On top of that, Kemp won a Gold Glove for his play in center field.
Ethier came in sixth and was sandwiched between two fellow NL West players, Troy Tulowitzski and Pablo Sandoval. The Dodgers' right fielder received two second place votes, three fourth place votes, and 113 total points.
Kemp finished 10th, earning two nods for fourth place and totaling 49 points.
When asked to comment about the awards, each young star will surely downplay the recognition they are receiving.
Don't let that fool you though, as the recognition of the youngsters will go a long way in the clubhouse. Having two players acknowledged as being amongst the elite in the National League is a positive experience for the entire team.
It motivates pitchers, knowing that they have two outstanding bats to support them for at least a couple more years.

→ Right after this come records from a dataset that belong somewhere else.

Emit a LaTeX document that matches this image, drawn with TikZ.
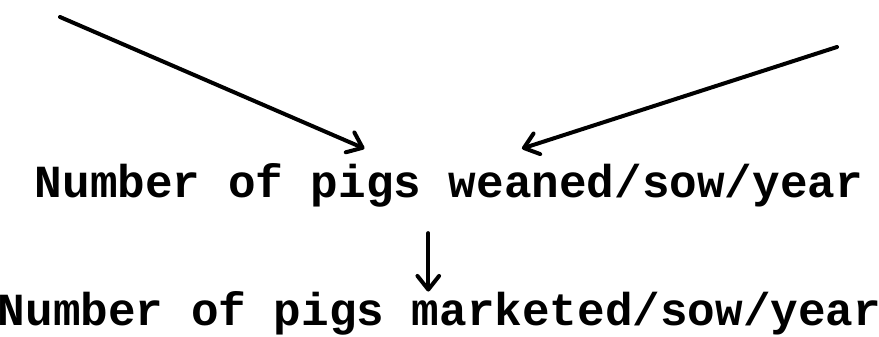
\documentclass[tikz,border=0pt]{standalone}
\usepackage{fontspec}
\setmonofont{Liberation Mono}
\usetikzlibrary{arrows.meta,calc}
\tikzset{
 flow/.style={line width=2pt,line cap=round,-{Straight Barb[length=2.4mm,width=3.8mm,round]}},
 outcome/.style={font=\ttfamily\bfseries\fontsize{23}{27}\selectfont,anchor=base,inner xsep=0pt},
 weanbox/.style={outcome,inner ysep=7.5pt},
 marketbox/.style={outcome,inner ysep=0pt}
}

\begin{document}
\begin{tikzpicture}[x=0.5pt,y=0.5pt]
\path[use as bounding box] (0,0) rectangle (879,337);
\node[weanbox] (weaned) at (449,139) {Number of pigs weaned/sow/year};
\node[marketbox] (marketed) at (439.5,11) {Number of pigs marketed/sow/year};
\coordinate (leftsrc) at (60,320);
\coordinate (rightsrc) at (837,290);
\coordinate (drop) at ($(weaned.south west)!.475!(weaned.south east)$);
\draw[flow] (leftsrc) -- ($(weaned.north west)!.398!(weaned.north east)$);
\draw[flow] (rightsrc) -- ($(weaned.north west)!.588!(weaned.north east)$);
\draw[flow,shorten <=5pt] (drop) -- (drop |- marketed.north);
\end{tikzpicture}
\end{document}
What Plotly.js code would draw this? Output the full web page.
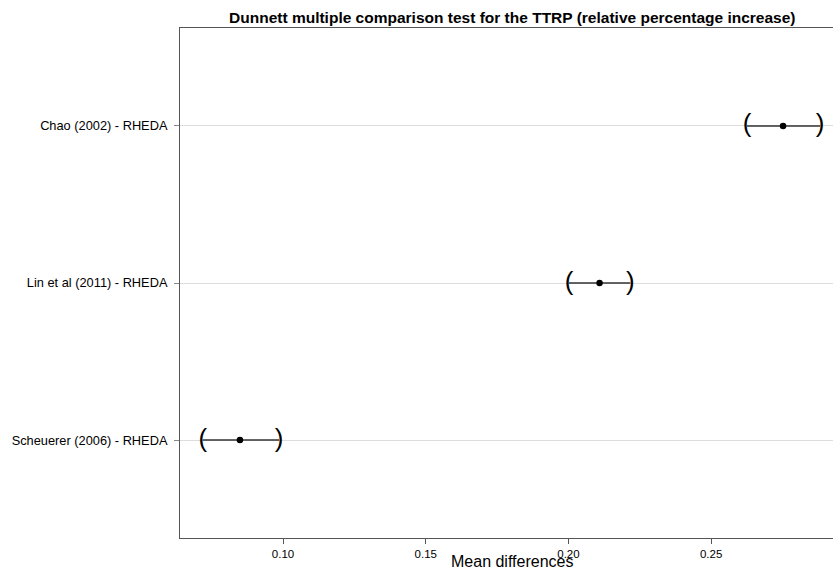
<!DOCTYPE html>
<html><head><meta charset="utf-8">
<script src="https://cdn.plot.ly/plotly-3.0.1.min.js"></script>
<style>body{margin:0;background:#fff}#chart{width:833px;height:571px}</style>
</head><body><div id="chart"></div>
<script>
const comparisons = ["Scheuerer (2006) - RHEDA", "Lin et al (2011) - RHEDA", "Chao (2002) - RHEDA"];
const estimates = [0.0849, 0.2109, 0.2752];
const lowerCI = [0.0719, 0.2002, 0.2626];
const upperCI = [0.0986, 0.2217, 0.2882];
const xTickVals = [0.10, 0.15, 0.20, 0.25];
const xTickText = ["0.10", "0.15", "0.20", "0.25"];

const traces = [];
comparisons.forEach((c, i) => {
  traces.push({x: [lowerCI[i], upperCI[i]], y: [c, c], mode: 'lines', type: 'scatter',
    line: {color: '#333', width: 1.5}, hoverinfo: 'skip', showlegend: false});
});
traces.push({x: lowerCI, y: comparisons, mode: 'text', type: 'scatter', text: comparisons.map(() => '('),
  textposition: 'middle center', textfont: {family: 'Liberation Sans, Arial', size: 26, color: '#000'}, showlegend: false});
traces.push({x: upperCI, y: comparisons, mode: 'text', type: 'scatter', text: comparisons.map(() => ')'),
  textposition: 'middle center', textfont: {family: 'Liberation Sans, Arial', size: 26, color: '#000'}, showlegend: false});
traces.push({x: estimates, y: comparisons, mode: 'markers', type: 'scatter',
  marker: {color: '#000', size: 6.5}, showlegend: false});

const layout = {
  width: 833, height: 571,
  margin: {l: 180, r: 0, t: 28, b: 33},
  paper_bgcolor: '#fff', plot_bgcolor: '#fff',
  font: {family: 'Liberation Sans, Arial, sans-serif', color: '#000'},
  title: {text: '<b>Dunnett multiple comparison test for the TTRP (relative percentage increase)</b>',
    font: {size: 15.5, color: '#000'}, x: 0.615, xanchor: 'center', y: 0.97, yanchor: 'middle'},
  xaxis: {range: [0.0639, 0.2927], tickvals: xTickVals, ticktext: xTickText,
    showgrid: false, zeroline: false, showline: true, mirror: true, linecolor: '#555', linewidth: 1,
    ticks: 'outside', ticklen: 5, tickcolor: '#555', tickfont: {size: 11.5, color: '#000'}},
  yaxis: {type: 'category', categoryorder: 'array', categoryarray: comparisons, range: [-0.624, 2.624],
    showgrid: true, gridcolor: '#ddd', gridwidth: 1, zeroline: false, showline: true, linecolor: '#555',
    ticks: 'outside', ticklen: 5, tickcolor: '#888', tickfont: {size: 12.8, color: '#000'}, ticklabelstandoff: 4},
  annotations: [{text: 'Mean differences', xref: 'paper', yref: 'paper', x: 0.509, y: -0.046, xanchor: 'center',
    yanchor: 'middle', showarrow: false, font: {size: 16, color: '#000'}}]
};
Plotly.newPlot('chart', traces, layout, {displayModeBar: false});
</script></body></html>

It encourages those in the Dodgers' farm system that an organizational talent like Kemp can excel in the majors at such a young age.
It provides the Los Angeles fan base with alternative options, aside from "Mannywood," to rally around when they go to Chavez Ravine for a game.
And while celebrating the accolades of Ethier and Kemp might seem trivial with the absence of a trip to the World Series, we have to remember that championship teams aren't always built in one season, and sometimes not even two.
Joe Torre has guided the Dodgers to back-to-back NL West titles but has failed in each postseason against the Philadelphia Phillies, yet there is no manager in baseball better equipped to bounce back from such disappointing conclusions to consecutive seasons.
Torre knows that with two or three new pitchers, a new second baseman, and a (hopefully) rejuvenated Manny Ramirez, this team is very capable of taking home a World Series championship.
Which brings us full circle, right back to the organizational unrest.
Is there enough money?
Are there going to be new owners?
Will the front office be committed to winning for the long-haul?
So take a deep breath and enjoy the awards won by Ethier and Kemp, because this could be one long, dramatic offseason experience.